Sean cuales fueren las verdaderas causas del cambio en el pronóstico, tengo claro que el futuro a corto y medio plazo se vislumbra sombrío virando a negro. Esto refuta aquellas peregrinas teorías sobre el fin de la historia y consolida la naturaleza periódica, sinusoidal, de las circunstancias económicas. Y es que nuestro sistema y su estabilidad se fundan en algunos postulados que son manifiestamente falsos. La sociedad de mercado solo subsiste creciendo; así que exige de materias primas, fuentes de energía y capacidades de fabricación ilimitadas. Es evidente que no es así, y bien que lo estamos sufriendo con el cambio climático y la invasión de los plásticos. Pero es que, aun sin esas condiciones de contorno, la demanda tiene límites y, después de periodos de frenético consumo, el apetito por la compra se retrae inevitablemente. Sobre todo si cuando, como es el caso, buena parte de las operaciones comerciales se hacen con dinero "creado de la nada", concedido mediante créditos no sustentados en valor alguno; lo que, a su vez, desata el inflado de burbujas que, tarde o temprano, y debido a la insolvencia rampante, terminan por reventar.

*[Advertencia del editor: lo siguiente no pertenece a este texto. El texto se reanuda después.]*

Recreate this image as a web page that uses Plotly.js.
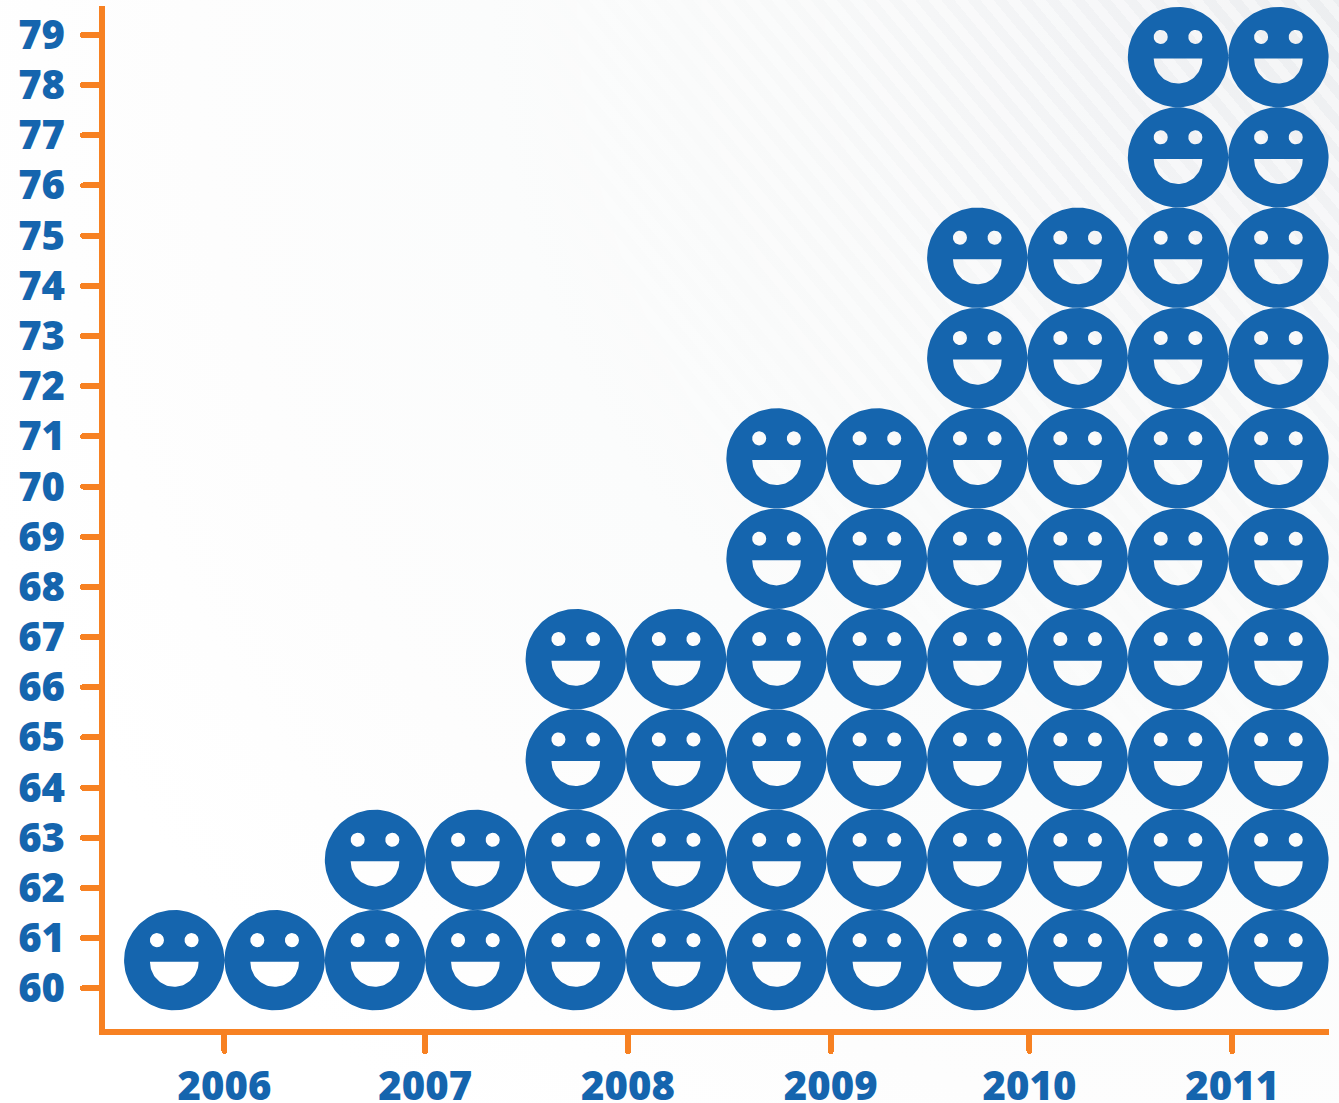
<!DOCTYPE html>
<html>
<head>
<meta charset="utf-8">
<script src="https://cdn.plot.ly/plotly-3.0.1.min.js"></script>
<style>
  html, body { margin: 0; padding: 0; width: 1339px; height: 1103px; overflow: hidden; }
  body {
    position: relative;
    background: radial-gradient(circle at 100% 0%, #eceef0 0, #f2f3f5 260px, #f8f9f9 560px, #fbfcfc 850px, #fdfdfd 1150px, #ffffff 1450px);
  }
  /* faint diagonal banding that fades away from the top right corner */
  body::before {
    content: '';
    position: absolute;
    inset: 0;
    background: repeating-linear-gradient(50deg, rgba(255,255,255,0.42) 0 10px, rgba(255,255,255,0) 10px 20px);
    -webkit-mask-image: radial-gradient(circle at 100% 0%, #000 0, #000 450px, transparent 1050px);
    mask-image: radial-gradient(circle at 100% 0%, #000 0, #000 450px, transparent 1050px);
  }
  #chart { position: relative; width: 1339px; height: 1103px; }
  /* rounded ends on the tick marks */
  #chart path.ticks { stroke-linecap: round !important; }
</style>
</head>
<body>
<div id="chart"></div>
<script>
// Years on the horizontal axis and where each one is ticked
const yearLabels = ['2006', '2007', '2008', '2009', '2010', '2011'];
const yearTicks = [2006, 2007, 2008.01, 2009.02, 2010.01, 2011.02];

// Half-year columns of smileys and how many are stacked in each
const columnCentres = [2005.75, 2006.25, 2006.75, 2007.25, 2007.75, 2008.25,
                       2008.75, 2009.25, 2009.75, 2010.25, 2010.75, 2011.25];
const smileyCounts = [1, 1, 2, 2, 4, 4, 6, 6, 8, 8, 10, 10];

// Vertical axis ticks, 60 to 79
const valueTicks = [60, 61, 62, 63, 64, 65, 66, 67, 68, 69, 70, 71, 72, 73, 74, 75, 76, 77, 78, 79];

const firstRowCentre = 60.56;
const rowStep = 2;
const BLUE = '#1565ae';
const ORANGE = '#f78122';

// Face radius in axis units: half a column wide, one value unit high
const radiusX = 0.25;
const radiusY = 1;

// Appends one closed ring to the path; direction sets whether it fills or cuts a hole
function addRing(xs, ys, cx, cy, points) {
  points.forEach(p => { xs.push(cx + p[0] * radiusX); ys.push(cy + p[1] * radiusY); });
  xs.push(null); ys.push(null);
}

function ellipseRing(ox, oy, r, steps, clockwise) {
  const pts = [];
  for (let i = 0; i <= steps; i++) {
    const a = (clockwise ? -1 : 1) * 2 * Math.PI * i / steps;
    pts.push([ox + r * Math.cos(a), oy + r * Math.sin(a)]);
  }
  return pts;
}

// Open-mouth outline: flat along the top, half ellipse beneath
function mouthRing(steps) {
  const pts = [[-0.485, -0.03], [0.485, -0.03]];
  for (let i = 0; i <= steps; i++) {
    const a = Math.PI * i / steps;
    pts.push([0.485 * Math.cos(a), -0.03 - 0.5 * Math.sin(a)]);
  }
  // written so that it winds against the face outline
  return pts.reverse();
}

const faceX = [], faceY = [];
const faceOutline = ellipseRing(0, 0, 1, 120, true);
const eyeLeft = ellipseRing(-0.345, 0.40, 0.14, 32, false);
const eyeRight = ellipseRing(0.345, 0.40, 0.14, 32, false);
const mouth = mouthRing(48);

columnCentres.forEach((cx, col) => {
  for (let row = 0; row < smileyCounts[col]; row++) {
    const cy = firstRowCentre + row * rowStep;
    addRing(faceX, faceY, cx, cy, faceOutline);
    addRing(faceX, faceY, cx, cy, eyeLeft);
    addRing(faceX, faceY, cx, cy, eyeRight);
    addRing(faceX, faceY, cx, cy, mouth);
  }
});

const smileys = {
  type: 'scatter',
  mode: 'lines',
  x: faceX,
  y: faceY,
  fill: 'toself',
  fillcolor: BLUE,
  line: { width: 0, color: BLUE },
  hoverinfo: 'skip',
  showlegend: false
};

const tickFont = { family: '"Open Sans", sans-serif', size: 40, color: BLUE, weight: 800 };

const layout = {
  width: 1339,
  height: 1103,
  margin: { l: 105, r: 9.7, t: 6, b: 74.3, pad: 0 },
  paper_bgcolor: 'rgba(0,0,0,0)',
  plot_bgcolor: 'rgba(0,0,0,0)',
  showlegend: false,
  xaxis: {
    range: [2005.405, 2011.502],
    tickmode: 'array',
    tickvals: yearTicks,
    ticktext: yearLabels,
    ticks: 'outside',
    ticklen: 16,
    tickwidth: 6,
    tickcolor: ORANGE,
    showline: true,
    linewidth: 6,
    linecolor: ORANGE,
    showgrid: false,
    zeroline: false,
    tickfont: tickFont,
    ticklabelstandoff: 1,
    fixedrange: true
  },
  yaxis: {
    range: [59.189, 79.577],
    tickmode: 'array',
    tickvals: valueTicks,
    ticktext: valueTicks.map(String),
    ticks: 'outside',
    ticklen: 16,
    tickwidth: 6,
    tickcolor: ORANGE,
    showline: true,
    linewidth: 6,
    linecolor: ORANGE,
    showgrid: false,
    zeroline: false,
    tickfont: tickFont,
    ticklabelstandoff: 10,
    fixedrange: true
  }
};

Plotly.newPlot('chart', [smileys], layout, { displayModeBar: false, staticPlot: true });
</script>
</body>
</html>
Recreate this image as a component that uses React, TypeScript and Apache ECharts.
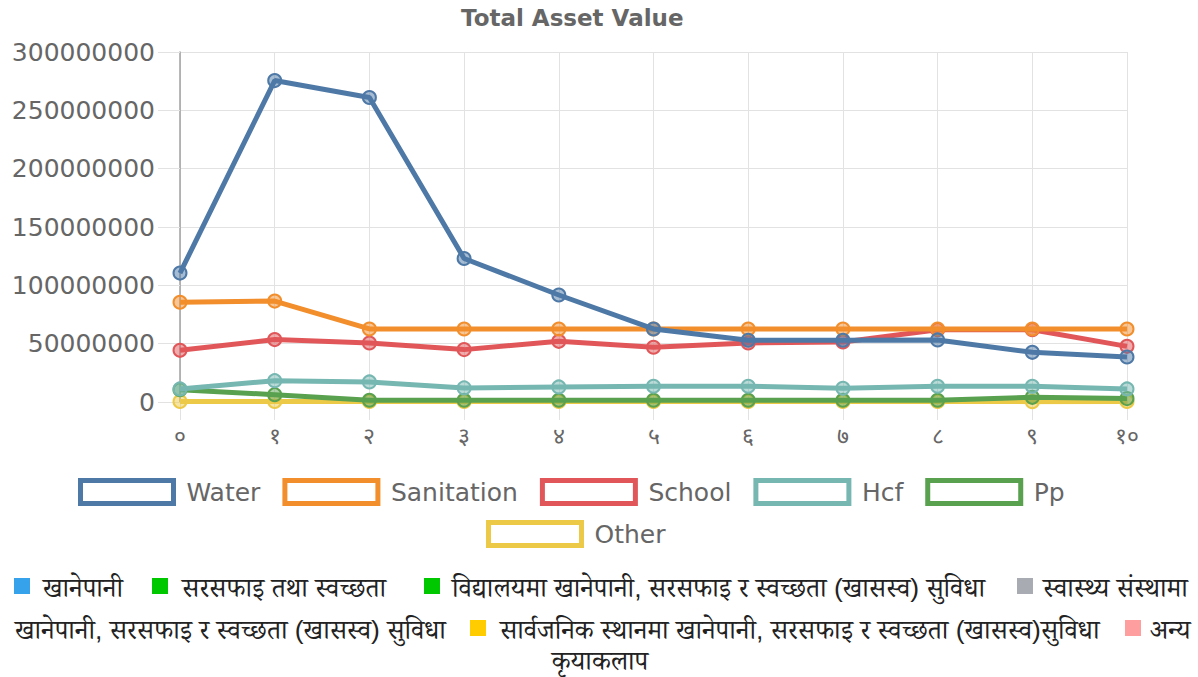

Pero lo que más me preocupa de estas crisis periódicas es que ahondan el problema de la desigualdad. Veréis, durante las fases expansivas de los ciclos económicos es tal la necesidad de capital que el sistema precisa de los recursos financieros de los pequeños comerciantes, los profesionales y aun de las capas trabajadoras más exitosas. Todos estos modestos inversores, atraídos por unos rendimientos mayores que los depósitos a plazo fijo y los bonos públicos, confían sus ahorros a fondos de diverso riesgo y planes de pensiones fuertemente estimulados por la mayoría de los regímenes fiscales. Pero cuando llega el tiempo de la contracción, y los mercados empiezan a sufrir graves descensos en sus cotizaciones, los inversores más humildes, que simultáneamente están sufriendo un serio quebranto de sus finanzas por la pérdida de la capacidad adquisitiva de sus salarios o por caer en el desempleo, han de vender, aun experimentando notables pérdidas. De esta coyuntura se benefician las grandes fortunas, al abrigo de cualquier contratiempo, que aprovechan la bajada de precios para comprar masivamente a los infortunados sin recursos. En cada ciclo, el capital detentado por los más poderosos crece a mayor ritmo que la participación de los pequeños ahorradores, de modo que este mecanismo contribuye apreciablemente a que el estado de cosas evolucione hacia menos potentados cada vez más ricos. Y es que en este casino que es la economía de mercado siempre gana el que tiene más "fichas", porque le basta doblar la apuesta cada vez que pierde para, al fin, hacer saltar la banca. Y eso sin citar la plausible posibilidad de que el jugador más rico tenga participación en el casino y pueda manipular los dados o los mazos de cartas.

La única esperanza de detener este carrusel de destrucción es la regulación, pero mientras que la economía se ha globalizado, la intervención del estado está limitada nacionalmente y los entes internacionales están al servicio del gran capital y son renuentes a establecer fórmulas para el control de los flujos de dinero o para la persecución del fraude fiscal en el ámbito planetario. La que nos espera.